What Are the Disadvantages of CO2 Fire Extinguishers?

The biggest disadvantage of carbon dioxide fire extinguishers is that they only work on a narrow range of fire types, and even then, the fire can reignite within seconds once the gas disperses. CO2 extinguishers are rated for flammable liquid fires (Class B) and electrical fires, but they are not effective on ordinary combustible materials like wood, paper, or fabric (Class A fires), which are the most common fires in homes and workplaces. Beyond that limited usefulness, CO2 extinguishers carry several physical safety risks that other extinguisher types don’t.

Fires Can Reignite After the Gas Clears

CO2 puts out fire by displacing oxygen around the flames. It doesn’t cool the burning material down significantly or leave any chemical residue behind. That means as soon as the cloud of gas drifts away, oxygen flows back in, and hot materials can reignite. This lack of “post-fire security” is a serious limitation in real emergencies, where you may think you’ve handled the fire only to have it flare back up moments later. Dry chemical and foam extinguishers, by contrast, leave a coating on the fuel source that helps prevent reignition.

Very Short Range and Discharge Time

CO2 exits the extinguisher as a gas and snow cloud, which limits its effective reach to roughly 3 to 8 feet. That forces you to get dangerously close to the fire. A standard dry chemical extinguisher of comparable size can reach 5 to 20 feet, giving you a much safer standoff distance.

Discharge time is also brief. A 10-pound CO2 extinguisher, one of the more common sizes, empties completely in about 10 seconds. You get one short attempt, and if the fire is beyond arm’s reach or you misjudge the aim, you may run out of agent before suppressing the flames.

Asphyxiation Risk in Enclosed Spaces

Because CO2 works by pushing oxygen out of the air, using it indoors or in a confined space creates a direct breathing hazard. The same mechanism that starves the fire of oxygen also starves you. Rapid discharge can lower oxygen levels enough to cause dizziness, disorientation, and in serious cases, loss of consciousness. An EPA report on CO2 fire suppression found that concentrations between 4 and 7 percent cause headaches, difficulty breathing, and sensory disturbances, while levels between 7 and 10 percent can lead to unconsciousness within minutes.

This is a risk unique to CO2 extinguishers. Dry chemical, foam, and water extinguishers don’t reduce the oxygen content of a room when you use them.

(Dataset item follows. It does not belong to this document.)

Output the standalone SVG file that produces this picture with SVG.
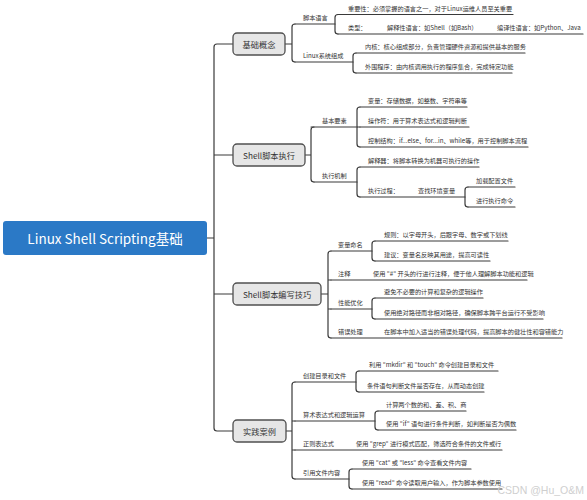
<svg xmlns="http://www.w3.org/2000/svg" width="587" height="500" viewBox="0 0 587 500">
<style>
.ln{fill:none;stroke:#3a3a3a;stroke-width:1.2;stroke-linecap:round}
.t{font-family:"Noto Sans CJK SC","Noto Sans",sans-serif;font-size:6.2px;fill:#333}
.b1{fill:#e6e6e6;stroke:#505050;stroke-width:1.3}
.t1{font-family:"Noto Sans CJK SC","Noto Sans",sans-serif;font-size:8.2px;fill:#333;text-anchor:middle;dominant-baseline:central}
.wm{font-family:"Liberation Sans","Noto Sans",sans-serif;font-size:10.5px;fill:#cfcfcf;text-anchor:end}
</style>
<rect width="587" height="500" fill="#fff"/>
<g id="connectors" class="ln">
<path d="M207 238H214M233 44H217Q214 44 214 47V428Q214 431 217 431H233M214 155H233M214 294H233"/>
<path d="M285 44H292M295 24Q292 24 292 27V59Q292 62 295 62"/>
<path d="M338 14.5Q335 14.5 335 17.5V31Q335 34 338 34"/>
<path d="M356 53Q353 53 353 56V70Q353 73 356 73"/>
<path d="M305 155H311M314 127Q311 127 311 130V179Q311 182 314 182"/>
<path d="M360 107Q357 107 357 110V144Q357 147 360 147M357 127H360"/>
<path d="M360 167Q357 167 357 170V194Q357 197 360 197"/>
<path d="M468 187Q465 187 465 190V204Q465 207 468 207"/>
<path d="M321 294H328M331 251Q328 251 328 254V335Q328 338 331 338M328 280H331M328 309H331"/>
<path d="M375 241Q372 241 372 244V258Q372 261 375 261"/>
<path d="M375 298Q372 298 372 301V316Q372 319 375 319"/>
<path d="M286 431H292M295 382Q292 382 292 385V476Q292 479 295 479M292 421H295M292 450H295"/>
<path d="M359 371Q356 371 356 374V389Q356 392 359 392"/>
<path d="M378 411Q375 411 375 414V427Q375 430 378 430"/>
<path d="M352 469Q349 469 349 472V486Q349 489 352 489"/>
</g>
<g id="root">
<rect x="3" y="221" width="204" height="34" rx="3" fill="#2b79c6"/>
<text x="105" y="238" style="font-family:'Noto Sans CJK SC','Noto Sans',sans-serif;font-size:13.5px;fill:#fff;text-anchor:middle;dominant-baseline:central">Linux Shell Scripting基础</text>
</g>
<g id="n1"><rect class="b1" x="233" y="33" width="52" height="22" rx="4"/><text class="t1" x="259" y="44">基础概念</text></g>
<g id="n2"><rect class="b1" x="233" y="144" width="72" height="22" rx="4"/><text class="t1" x="269" y="155">Shell脚本执行</text></g>
<g id="n3"><rect class="b1" x="233" y="283" width="88" height="22" rx="4"/><text class="t1" x="277" y="294">Shell脚本编写技巧</text></g>
<g id="n4"><rect class="b1" x="233" y="420" width="53" height="22" rx="4"/><text class="t1" x="259.5" y="431">实践案例</text></g>

<g id="n1a"><text class="t" x="303" y="20">脚本语言</text><path class="ln" d="M295 24H335"/></g>
<g id="n1a1"><text class="t" x="348" y="10.5">重要性：必须掌握的语言之一，对于Linux运维人员至关重要</text><path class="ln" d="M338 14.5H513"/></g>
<g id="n1a2"><text class="t" x="348" y="30">类型：</text><text class="t" x="387" y="30">解释性语言：如Shell（如Bash）</text><text class="t" x="497" y="30">编译性语言：如Python、Java</text><path class="ln" d="M338 34H583"/></g>
<g id="n1b"><text class="t" x="303" y="58">Linux系统组成</text><path class="ln" d="M295 62H353"/></g>
<g id="n1b1"><text class="t" x="365" y="49">内核：核心组成部分，负责管理硬件资源和提供基本的服务</text><path class="ln" d="M356 53H525"/></g>
<g id="n1b2"><text class="t" x="365" y="69">外围程序：由内核调用执行的程序集合，完成特定功能</text><path class="ln" d="M356 73H512"/></g>

<g id="n2a"><text class="t" x="322" y="123">基本要素</text><path class="ln" d="M311 127H357"/></g>
<g id="n2a1"><text class="t" x="368" y="103">变量：存储数据，如整数、字符串等</text><path class="ln" d="M360 107H467"/></g>
<g id="n2a2"><text class="t" x="368" y="123">操作符：用于算术表达式和逻辑判断</text><path class="ln" d="M360 127H469"/></g>
<g id="n2a3"><text class="t" x="368" y="143">控制结构：if...else、for...in、while等，用于控制脚本流程</text><path class="ln" d="M360 147H528"/></g>
<g id="n2b"><text class="t" x="322" y="178">执行机制</text><path class="ln" d="M314 182H357"/></g>
<g id="n2b1"><text class="t" x="368" y="163">解释器：将脚本转换为机器可执行的操作</text><path class="ln" d="M360 167H479"/></g>
<g id="n2b2"><text class="t" x="368" y="193">执行过程：</text><text class="t" x="418" y="193">查找环境变量</text><path class="ln" d="M360 197H465"/></g>
<g id="n2b2a"><text class="t" x="476" y="183">加载配置文件</text><path class="ln" d="M468 187H515"/></g>
<g id="n2b2b"><text class="t" x="476" y="203">进行执行命令</text><path class="ln" d="M468 207H515"/></g>

<g id="n3a"><text class="t" x="338" y="247">变量命名</text><path class="ln" d="M331 251H372"/></g>
<g id="n3a1"><text class="t" x="384" y="237">规则：以字母开头，后跟字母、数字或下划线</text><path class="ln" d="M375 241H508"/></g>
<g id="n3a2"><text class="t" x="384" y="257">建议：变量名反映其用途，提高可读性</text><path class="ln" d="M375 261H490"/></g>
<g id="n3b"><text class="t" x="338" y="276">注释</text><text class="t" x="373" y="276">使用 "#" 开头的行进行注释，便于他人理解脚本功能和逻辑</text><path class="ln" d="M331 280H527"/></g>
<g id="n3c"><text class="t" x="338" y="305">性能优化</text><path class="ln" d="M331 309H372"/></g>
<g id="n3c1"><text class="t" x="384" y="294">避免不必要的计算和复杂的逻辑操作</text><path class="ln" d="M375 298H483"/></g>
<g id="n3c2"><text class="t" x="384" y="315">使用绝对路径而非相对路径，确保脚本跨平台运行不受影响</text><path class="ln" d="M375 319H543"/></g>
<g id="n3d"><text class="t" x="338" y="334">错误处理</text><text class="t" x="384" y="334">在脚本中加入适当的错误处理代码，提高脚本的健壮性和容错能力</text><path class="ln" d="M331 338H562"/></g>

<g id="n4a"><text class="t" x="303" y="378">创建目录和文件</text><path class="ln" d="M295 382H356"/></g>
<g id="n4a1"><text class="t" x="369" y="367">利用 "mkdir" 和 "touch" 命令创建目录和文件</text><path class="ln" d="M359 371H498"/></g>
<g id="n4a2"><text class="t" x="367" y="388">条件语句判断文件是否存在，从而动态创建</text><path class="ln" d="M359 392H484"/></g>
<g id="n4b"><text class="t" x="303" y="417">算术表达式和逻辑运算</text><path class="ln" d="M295 421H375"/></g>
<g id="n4b1"><text class="t" x="386" y="407">计算两个数的和、差、积、商</text><path class="ln" d="M378 411H466"/></g>
<g id="n4b2"><text class="t" x="386" y="426">使用 "if" 语句进行条件判断，如判断是否为偶数</text><path class="ln" d="M378 430H516"/></g>
<g id="n4c"><text class="t" x="303" y="446">正则表达式</text><text class="t" x="356" y="446">使用 "grep" 进行模式匹配，筛选符合条件的文件或行</text><path class="ln" d="M295 450H502"/></g>
<g id="n4d"><text class="t" x="303" y="475">引用文件内容</text><path class="ln" d="M295 479H349"/></g>
<g id="n4d1"><text class="t" x="362" y="465">使用 "cat" 或 "less" 命令查看文件内容</text><path class="ln" d="M352 469H471"/></g>
<g id="n4d2"><text class="t" x="362" y="485">使用 "read" 命令读取用户输入，作为脚本参数使用</text><path class="ln" d="M352 489H502"/></g>

<text class="wm" x="584" y="494">CSDN @Hu_O&amp;M</text>
</svg>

Frostbite From the Discharge Horn

When pressurized CO2 is released, it undergoes rapid expansion that drops its temperature dramatically. The gas and dry ice particles exiting the horn are cold enough to cause frostbite on exposed skin. CO2 extinguishers are stored at pressures around 750 to 1,000 PSI depending on temperature, and that sudden decompression is what creates the extreme cold. This is why CO2 extinguishers have a distinctive wide plastic or rubber horn rather than a nozzle: you’re meant to grip the handle only and never touch the horn during discharge. In a panicked situation, that’s an easy mistake to make.

Poor Performance Outdoors

Since CO2 is a gas, even a light breeze can blow it away from the fire before it has a chance to displace enough oxygen. The already short 3-to-8-foot range becomes even less effective outdoors, where wind scatters the cloud almost immediately. This makes CO2 extinguishers essentially indoor-only tools, and even then, only suited to well-ventilated spaces where the asphyxiation risk is manageable. That’s a narrow sweet spot.

Heavier Than Alternatives

CO2 extinguishers require thick steel cylinders to contain the high-pressure liquid inside. A 10-pound CO2 unit (referring to the weight of the agent alone) weighs considerably more than a comparably rated dry chemical extinguisher once you factor in the heavy cylinder. For someone without much upper body strength, handling a CO2 extinguisher while also aiming accurately within a 10-second window and staying within 3 to 8 feet of a fire is a real challenge.

Noise and Disorientation During Use

CO2 extinguishers produce a loud rushing noise when discharged, combined with a dense white cloud that reduces visibility near the fire. The EPA has noted that during CO2 discharge, the combination of loud noise, reduced visibility, and the physiological effects of elevated CO2 in the air makes it difficult for people to orient themselves or evacuate. In a small server room or storage closet, this can turn a manageable situation into a disorienting one quickly.

Where CO2 Extinguishers Still Make Sense

Despite these drawbacks, CO2 extinguishers fill a specific niche. They leave no residue, which makes them ideal for protecting sensitive electronics, server rooms, and laboratory equipment where a dry chemical extinguisher would cause as much damage as the fire itself. They’re also effective on flammable liquid spills and electrical fires where water-based agents would be dangerous. The key is understanding that a CO2 extinguisher is a specialized tool, not a general-purpose one, and its limitations are significant enough that most fire safety guidelines recommend pairing it with other extinguisher types rather than relying on it alone.